Continuing with projects inspired by the London Olympics, today's post is the Tudor Rose. This is a motif commonly seen in heraldry, but there is an actual version that grows in the dirt, too, which is the one I'm attempting to replicate. All you'll need to pipe this red-and-white rose are stiff consistency royal icing in white and red (I recommend Super Red by AmeriColor to color your icing a true red), a cheap brush from the craft store, a dusting pouch filled with a 50/50 mix of powdered sugar and cornstarch, parchment paper squares, a flower nail, a glue stick, a Styrofoam block to rest the nail in, round tip #12, and tip #97, which is used to pipe Victorian roses. That's a tip #97 on the left; on the right is a standard petal tip #104 (teardrop shaped)
Start by sticking a parchment square to the flower nail with a dab from the glue stick. 
 Pipe a base for each rose, and allow the bases to firm up.
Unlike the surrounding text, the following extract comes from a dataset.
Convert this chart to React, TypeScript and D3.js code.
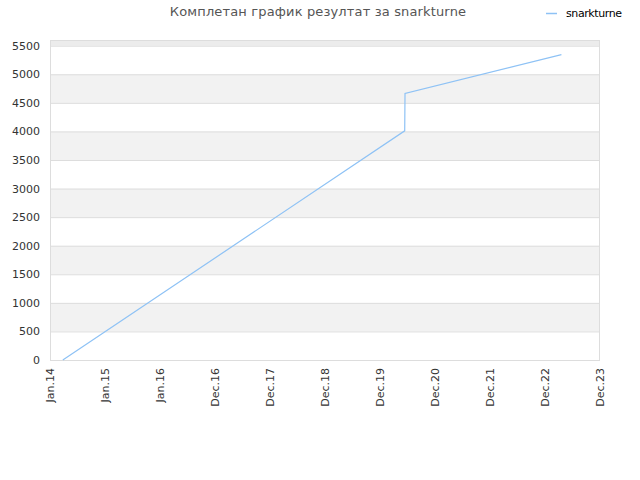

The bases are basically shaped like Hershey's Kisses, and are made by holding the round tip #12 perpendicular to and just above the surface, squeezing until the icing is the size of about a nickel, and slowly moving the tip upward and away from the surface before stopping pressure and pulling the tip straight up and away.
 Remember how important it is to allow the bases to firm up; you don't want them to flatten out under the weight of all those petals. Warning: graphic photos of icing gone wrong here.
 Work on each rose one at a time by returning them to the flower nail with a dab from the glue stick. Handle them only by the parchment paper. Start by piping the center petal that wraps around the tip of the base with the tip #97. You can read all of the specifics regarding angle, pressure, distance of each row of petals to the next, number of petals, etc. if you go to the Wilton site and read about The Wilton Rose.
 The main difference in using the tip #97 is the petals will curl over at the edges a little, which I think makes them look so much more realistic than the standard petal tip. Start by piping three overlapping petals around the center wraparound petal.
 Then, you'll want to make a striped bag. Paint a generous stripe of red icing for a couple of inches along one of the bag's seams and all the way into the coupler, if you're using one.
 Fill the bag as much as you'd like with white icing…
 …and make sure the narrow side of the tip is lined up with the stripe.
 Pipe a row of 5 overlapping petals, angling them slightly more outwards than the row of 3 petals…
 …and finish with a row of 7 or more overlapping petals, angling outwards even further (but not lying flat on the parchment; there should still be plenty of clearance between the flower and the paper). How pretty would these be on red velvet cake? But not very British, I'm afraid.


  1. A couple of years ago, I tried my hand at recreating the heraldic Tudor Rose in royal icing. It's basically a white primrose atop a red primrose, with the sepals interposed between the petals. It came out very high for its size -- but then again, that was before I had any instruction working with royal icing. On the third hand, it might be a flower better done in gum paste...

    1. Good job nobody has three hands then, isn't it?